Tuesday, October 3, 2017

Dear Sugar: Burning Domestic Infant Adoption Questions

Dear Sugar:

One thing you may not know about my family is that we set out to adoption internationally (Guatemala) first, and our agency warned us the program was going to close soon.  So we then moved on to considering foster care-adoption.   A couple of families from our church had gone that route; however, after many heart-to-heart conversations, we decided not to continue down that path.  We then had two women volunteer to be surrogates for us, to which we decided we weren't interested in building our family that way.  Domestic infant adoption was the last consideration on our list, and here we are, ten years later, having adopted four times via DIA.  
Today I want to answer the DIA questions (and hopefully helpful answers) I'm asked the most.   Let's get started!  

Q:  One reason I'm leaning toward international adoption is because we do not want an ongoing relationship with our child's birth family.  It seems like everyone who adopts domestically is talked or coaxed in to open adoption.  Is it wrong of me to not want to spend a lifetime sharing my child with his or her birth family?  

A:  I facilitate a local adoption support group of 425 women who represent different triad members. Many of these mamas have adopted internationally.  As their children grow up and express interest in learning more about/locating their birth family, the international mamas-by-adoption have faced struggles.  Some of them have no information on their children's birth families (and their child's medical history) which can be emotionally problematic (and physically problematic when it comes to medical situations).   

Now, there is no "right" or perfect adoption route to take.  Every avenue AND every adoption has its pros/cons, joys/struggles. However, you are correct to assume that open adoptions among international adoptees and their birth families are much more rare than in domestic infant adoption.

It sounds like the fear is coming from you, the hopeful parent.  I understand open adoption can be BIG and scary and intimidating.  I also understand that you feel you do not want to "share" your child with his or her birth family, because it's likely you don't have much education on open adoption (so you create scenarios and feelings in your mind).  However, open adoption is a spectrum and the adoption isn't all about you and your needs, fears, and desires; the adoption is about the child. If you opt out of domestic infant adoption simply out of fear, there's a lot going on there besides just avoiding open adoption.   

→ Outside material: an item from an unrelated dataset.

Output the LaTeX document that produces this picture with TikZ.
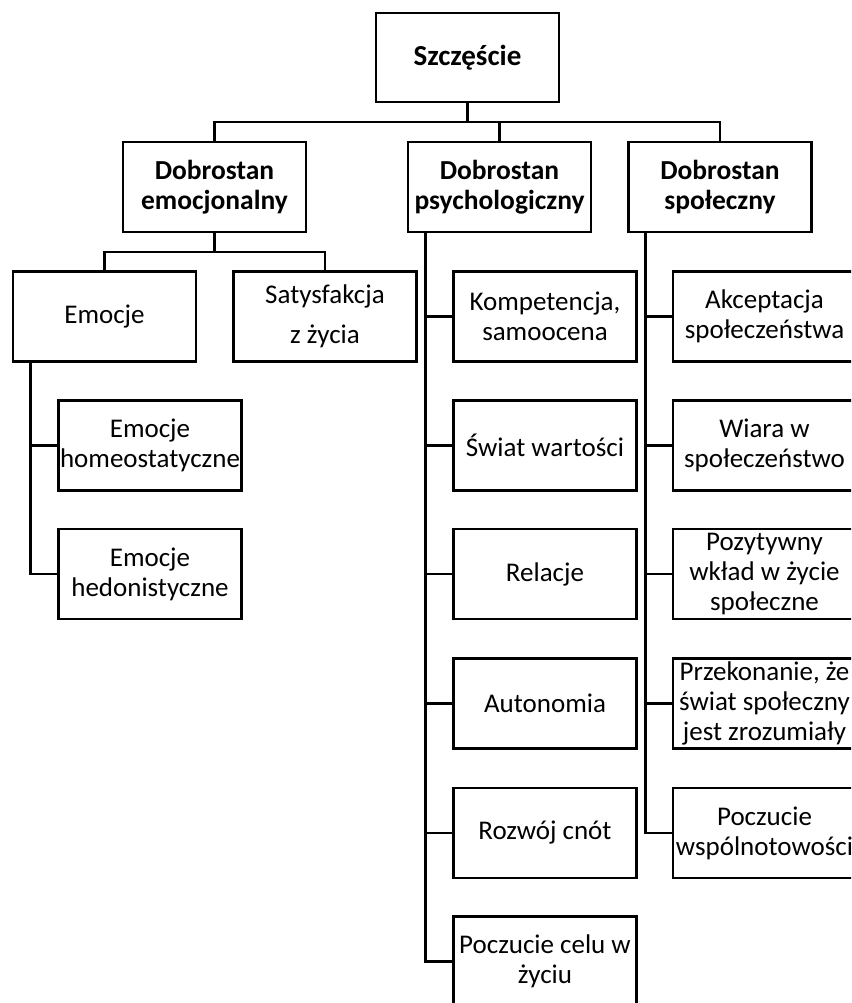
\documentclass[tikz,border=0pt]{standalone}
\usepackage{fontspec}
\setmainfont{Carlito}
\begin{document}
\begin{tikzpicture}[x=1pt,y=-1pt,
  box/.style={draw=black,line width=2.6pt,rectangle,minimum width=183pt,minimum height=90pt,
    inner sep=0pt,align=center,font=\fontsize{27}{30}\selectfont},
  hbox/.style={box,font=\bfseries\fontsize{27.5}{30}\selectfont},
  conn/.style={draw=black,line width=2.6pt}]
\fill[white] (0,0) rectangle (851,1003);
\useasboundingbox (0,0) rectangle (851,1003);
\clip (0,0) rectangle (851,1003);
% level 0
\node[hbox,minimum height=89pt,font=\bfseries\fontsize{29}{32}\selectfont] (top) at (467.5,57.5) {Szczęście};
% level 1
\node[hbox] (e) at (214.5,187) {Dobrostan\\emocjonalny};
\node[hbox] (p) at (499.5,187) {Dobrostan\\psychologiczny};
\node[hbox] (s) at (720,187) {Dobrostan\\społeczny};
% emotional
\node[box] (emo) at (104.5,316.5) {Emocje};
\node[box] (sat) at (325,316.5) {Satysfakcja\\[10pt]z życia};
\node[box] (homeo) at (150,445.5) {Emocje\\homeostatyczne};
\node[box] (hedon) at (150,574) {Emocje\\hedonistyczne};
% psychological
\node[box] (p1) at (545,316.5) {Kompetencja,\\samoocena};
\node[box] (p2) at (545,445.5) {Świat wartości};
\node[box] (p3) at (545,574) {Relacje};
\node[box] (p4) at (545,703.5) {Autonomia};
\node[box] (p5) at (545,833) {Rozwój cnót};
\node[box] (p6) at (545,961.5) {Poczucie celu w\\życiu};
% social
\node[box] (s1) at (764.5,316.5) {Akceptacja\\społeczeństwa};
\node[box] (s2) at (764.5,445.5) {Wiara w\\społeczeństwo};
\node[box] (s3) at (764.5,574) {Pozytywny\\wkład w życie\\społeczne};
\node[box] (s4) at (764.5,703.5) {Przekonanie, że\\świat społeczny\\jest zrozumiały};
\node[box] (s5) at (764.5,833) {Poczucie\\wspólnotowości};
% connectors level 0 -> 1
\coordinate (h1) at (467.5,122);
\draw[conn] (top.south) -- (h1);
\draw[conn] (e.north) |- (h1) -| (s.north);
\draw[conn] (p.north) -- (p.north |- h1);
% emotional bracket
\coordinate (h2) at (214.5,252);
\draw[conn] (e.south) -- (h2);
\draw[conn] (emo.north) |- (h2) -| (sat.north);
\coordinate (et) at ([xshift=19pt]emo.south west);
\draw[conn] (et) |- (hedon.west);
\draw[conn] (homeo.west) -- (homeo.west -| et);
% psychological trunk
\coordinate (pt) at ([xshift=19pt]p.south west);
\draw[conn] (pt) |- (p6.west);
\foreach \n in {p1,p2,p3,p4,p5} \draw[conn] (\n.west) -- (\n.west -| pt);
% social trunk
\coordinate (st) at ([xshift=18pt]s.south west);
\draw[conn] (st) |- (s5.west);
\foreach \n in {s1,s2,s3,s4} \draw[conn] (\n.west) -- (\n.west -| st);
\end{tikzpicture}
\end{document}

I suggest you learn as much as you can from adoptees before choosing an adoption route and a level of openness.   And as far as not wanting a lifetime of sharing your child, your child's beginning will always be with his/her birth family, and no adoption route you take can change that.  

Q:  Why does DIA cost SO much?

A:  DIA can cost a small fortune, yes.  But there are also those of us who adopt using small, ethical agencies that operate as a ministry and not as a business.  What do I mean by this?  Of course the adoption cannot be free since agencies (even small ones) have to pay rent and qualified employees, but they do things like not operate a super fancy website, not hire social media managers, not charge families "advertising" and "marketing" fees, not offer posh maternity homes for expectant mothers, etc.  Does this mean you may wait longer for a child than if you paid more and used a "big" agency?  Sure.  But what matters most?  ETHICS!   Now not all "small" agencies are ethical, and yes, big agencies CAN be ethical. There are reasonable fees, and then there is "fluff."  Does "fluff" mean there are placements?  Sure.  But to me, the more "bare bones" the agency is, the more room there is for ethics (because there's less getting in the way).   (What does ethics mean in adoption?  Find out more here.)


Q:  I REALLY want to adopt a little boy.  Yet I feel a slight sense of guilt for having a preference.  Our agency says it's up to us.  Is it OK to be selective about gender?

I wrote about this awhile back, and I stand by it.  I'm opinionated on this matter.  But it's YOUR adoption journey, not mine.  We have never said we would only adopt a boy or a girl.   We are a big, happy family, with three daughters and one son.  I wouldn't change a thing!  

Q:  I'm considering trying to find a match on my own vs. using an agency.  I've read that some hopeful parents opt to market via social media.  Have you tried this?

A:  No, I haven't, and let me tell you why.  1: I'm not willing to put my personal information in public spaces, accessible to anyone.  2: I like the security of having an agency involved, a third party, for the long-haul.  (A good agency will be available for the long haul:  pre, during, and post placement, and not just for you and the birth family, but also for the adoptee.)  3: I am not interested in being both hopeful parent and the expectant parent's social worker/counselor.  That is unethical and it's not healthy.  (Now some choose to hire a third party, a counselor.) 

Now I know many who have gone the independent route and have adopted.  That's their choice and their journey.  I'm merely sharing my reasons for not opting to go that route.